J’avais décidé de m’offrir un séjour dans la plus grande et la plus ancienne bibliothèque du pays. Je partais un peu à l’aventure, sans avoir réservé d’ouvrages ni établi de liste." Quand il prend cette décision a priori anodine, le narrateur de La bibliothèque noire (1) est loin de se douter que cette visite va le plonger dans une aventure extravagante, où le quotidien feutré de l’établissement dérape rapidement dans un chaos surréaliste.
Une salle vide
Dans son nouveau roman, paru le 15 mars chez Buchet-Chastel, le bibliothécaire et écrivain Cyrille Martinez aborde, à travers le récit décapant et souvent hilarant des mésaventures d’une bibliothèque, toutes les problématiques et les questionnements qui traversent aujourd’hui la profession. Si sa "Grande bibliothèque" s’inspire librement de la Bibliothèque nationale de France - "On a planté une forêt au milieu de la Bibliothèque. Drôle d’idée. Si j’avais eu mon mot à dire, j’aurais fait l’inverse : une bibliothèque au cœur d’une forêt", dit le narrateur -, Cyrille Martinez a puisé les ressorts de l’histoire dans sa propre expérience du métier, qu’il exerce actuellement à la Sorbonne.
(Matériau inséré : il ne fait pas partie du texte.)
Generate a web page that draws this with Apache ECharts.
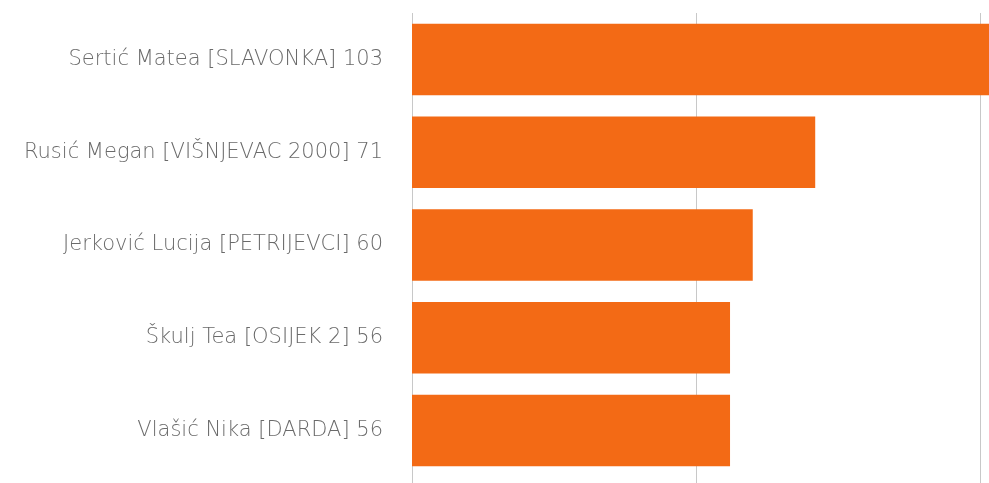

Ce professionnel de 45 ans affirme être venu à l’écriture "par accident" en commençant par la poésie à l’époque où il habitait Marseille. Une expérience vécue il y a quelques années a joué le rôle de déclencheur pour l’écriture de la Bibliothèque Noire. Une direction soucieuse de modernité - et d’économies sur les achats d’ouvrages - impose, dans la bibliothèque où il travaille alors, une salle "expérimentale" où le nombre de places assises est divisé par cinq et où le livre est réduit à la portion congrue au profit du numérique. Un jour, une panne informatique laisse les lecteurs sans aucune ressource, dans une salle quasi vide.
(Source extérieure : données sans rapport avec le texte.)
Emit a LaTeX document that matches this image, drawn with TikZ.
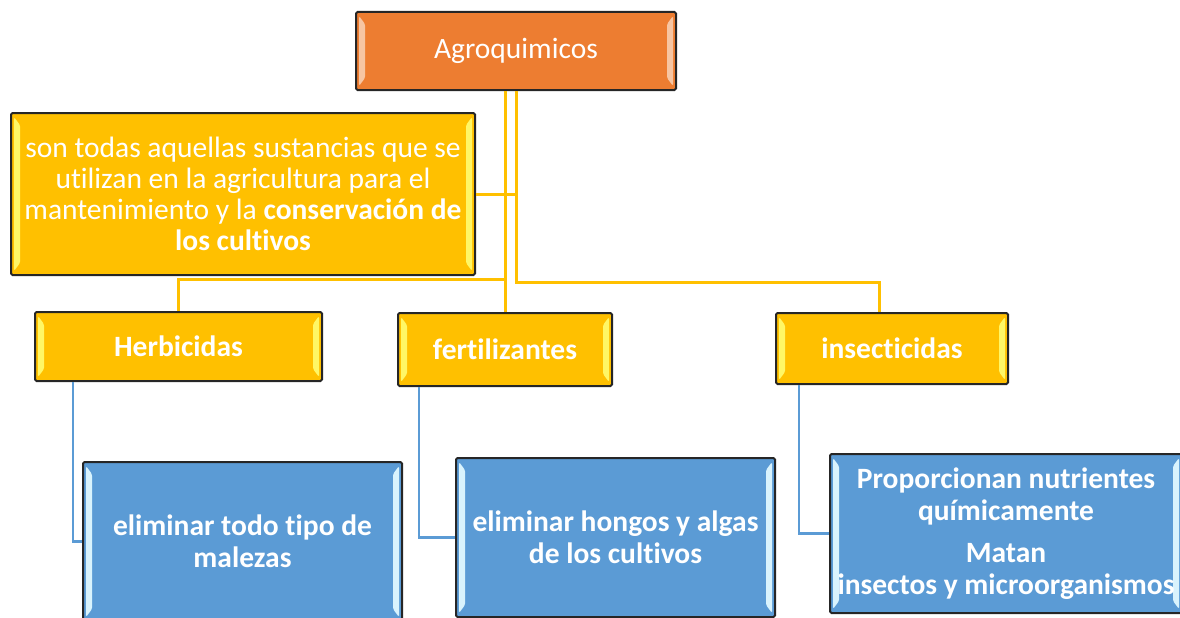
\documentclass[tikz,border=0pt]{standalone}
\usepackage{fontspec}
\setmainfont[Ligatures = NoCommon]{Carlito}

\definecolor{agroorange}{HTML}{ED7D31}
\definecolor{agroyellow}{HTML}{FFC000}
\definecolor{agroblue}{HTML}{5B9BD5}

\tikzset{
	bevel/.style = {path picture = {
		\fill [#1] ([shift = {(3pt, -4pt)}]path picture bounding box.north west) -- ([shift = {(9pt, -12pt)}]path picture bounding box.north west)
			-- ([shift = {(9pt, 12pt)}]path picture bounding box.south west) -- ([shift = {(3pt, 4pt)}]path picture bounding box.south west) -- cycle;
		\fill [#1] ([shift = {(-3pt, -4pt)}]path picture bounding box.north east) -- ([shift = {(-9pt, -12pt)}]path picture bounding box.north east)
			-- ([shift = {(-9pt, 12pt)}]path picture bounding box.south east) -- ([shift = {(-3pt, 4pt)}]path picture bounding box.south east) -- cycle;
	}},
	box/.style = {draw = black!85, line width = 2pt, rounded corners = 1.5pt, text = white, align = center, inner sep = 0pt},
	mainbox/.style = {box, fill = agroorange, bevel = agroorange!45!white, font = \fontsize{29.5}{31}\selectfont},
	yellowbox/.style = {box, fill = agroyellow, bevel = yellow!60!white, font = \fontsize{29.5}{31}\selectfont},
	kindbox/.style = {yellowbox, font = \fontsize{29.5}{31}\selectfont\bfseries},
	bluebox/.style = {box, fill = agroblue, bevel = cyan!15!white, font = \fontsize{29.5}{32}\selectfont\bfseries},
	yellowline/.style = {draw = agroyellow, line width = 3pt},
	blueline/.style = {draw = agroblue, line width = 2.4pt}
}

\begin{document}
\begin{tikzpicture}[x = 1pt, y = -1pt]

	\useasboundingbox (0, 0) rectangle (1180, 618);
	
	% Main concept
	
	\node (agro) [mainbox, minimum width = 320pt, minimum height = 78pt] at (516, 51) {Agroquimicos};
	
	% Definition
	
	\node (defin) [yellowbox, minimum width = 464pt, minimum height = 162pt] at (243, 194)
		{son todas aquellas sustancias que se\\ utilizan en la agricultura para el\\ mantenimiento y la \textbf{conservación de}\\ \textbf{los cultivos}};
	
	% Kinds of agrochemicals
	
	\node (herb) [kindbox, minimum width = 287pt, minimum height = 69pt] at (178.5, 346.5) {Herbicidas};
	\node (fert) [kindbox, minimum width = 214pt, minimum height = 73pt] at (505, 349.5) {fertilizantes};
	\node (insect) [kindbox, minimum width = 232pt, minimum height = 71pt] at (892, 348.5) {insecticidas};
	
	% What each one does
	
	\node (herbuse) [bluebox, minimum width = 319pt, minimum height = 159pt] at (242.5, 541.5) {eliminar todo tipo de\\ malezas};
	\node (fertuse) [bluebox, minimum width = 319pt, minimum height = 159pt] at (615.5, 537.5) {eliminar hongos y algas\\ de los cultivos};
	\node (insectuse) [bluebox, minimum width = 352pt, minimum height = 159pt] at (1006, 533.5)
		{Proporcionan nutrientes\\ químicamente\\[10pt] Matan\\ insectos y microorganismos};
	
	% Yellow connectors
	
	\coordinate (busL) at (0, 279);
	\coordinate (busR) at (0, 282);
	
	\draw [yellowline] (agro.south -| fert.north) -- (fert.north);
	\draw [yellowline] (herb.north) |- (busL -| fert.north);
	\draw [yellowline] (agro.south) -- (agro.south |- busR) -| ([xshift = -13pt]insect.north);
	\draw [yellowline] (defin.east) -- (defin.east -| agro.south);
	
	% Blue connectors
	
	\draw [blueline] ([xshift = 39pt]herb.south west) |- (herbuse.west);
	\draw [blueline] ([xshift = 22pt]fert.south west) |- (fertuse.west);
	\draw [blueline] ([xshift = 24pt]insect.south west) |- (insectuse.west);

\end{tikzpicture}
\end{document}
Dans La bibliothèque noire, la grande panne qui paralyse l’établissement s’inspire de cet incident, poussé à l’extrême. Les rayonnages sont vides, tandis que, dans les réserves envahies par les herbes folles, les textes et les images ont disparu des livres. Les recherches dans le catalogue informatique ne donnent plus qu’un seul résultat, celui du livre global qui contient tous les autres, étape ultime du nouveau concept de la bibliothèque.
Lunettes spéciales
L’auteur se défend cependant de toute vision passéiste. "Contrairement à ce que pensent les personnes qui ne les connaissent pas, les bibliothèques évoluent en permanence, et le numérique y est déjà largement présent, souligne Cyrille Martinez. Mais ce serait une erreur de prétendre à l’équivalence du numérique et de l’imprimé. On sait qu’on lit différemment sur un écran et dans un livre, et les écrits doivent circuler sur différents supports. La diversité culturelle est comme la biodiversité, une fois qu’elle a été détruite, on ne peut plus la reconstruire." Dans son roman, le salut des bibliothèques prendra une forme inattendue.
Le fantastique teinté d’ironie de l’écriture de Cyrille Martinez évoque Marcel Aymé. Dans son roman, le narrateur croise, dès son arrivée à la "Grande bibliothèque", une lectrice mutante dont les doigts ont changé de forme pour s’adapter à l’utilisation intensive de son clavier d’ordinateur, des brigades de "contractuels" dont la tâche consiste à scanner les livres à l’aide de lunettes spéciales, un directeur tenaillé par l’obsession de faire "moderne", donc tout-numérique. Il fait surtout la rencontre du "jeune livre en colère", qui s’est jeté intentionnellement sur sa table pour l’interpeller sur le sort réservé désormais à ses semblables, "espèce en voie de disparition" que plus personne ne consulte. Une situation contre laquelle le "jeune livre en colère" réagit en semant le désordre dans la bibliothèque, avec la complicité des autres livres.
La référence à Marcel Aymé convient à Cyrille Martinez, même s’il confesse n’avoir jamais lu l’auteur de La jument verte. L’écrivain confirme être peu intéressé par le réel, qu’il utilise pour aller vers le magique. Il évoque l’influence de poètes contemporains tels que le Chilien Roberto Bolaño ou le Belge Eugène Savitzkaya. "On dit souvent qu’un poème ne se résume pas, que la seule chose qu’on puisse en faire, c’est le lire, explique Cyrille Martinez. Je pense en effet que rien ne remplace l’expérience de la lecture. En cela, je me reconnais dans la poésie."
(1) La bibliothèque noire par Cyrille Martinez (Buchet-Chastel, "Qui vive", 112 pages, 14 euros. ISBN 978-2-283-03115-5. Paru le 15 mars.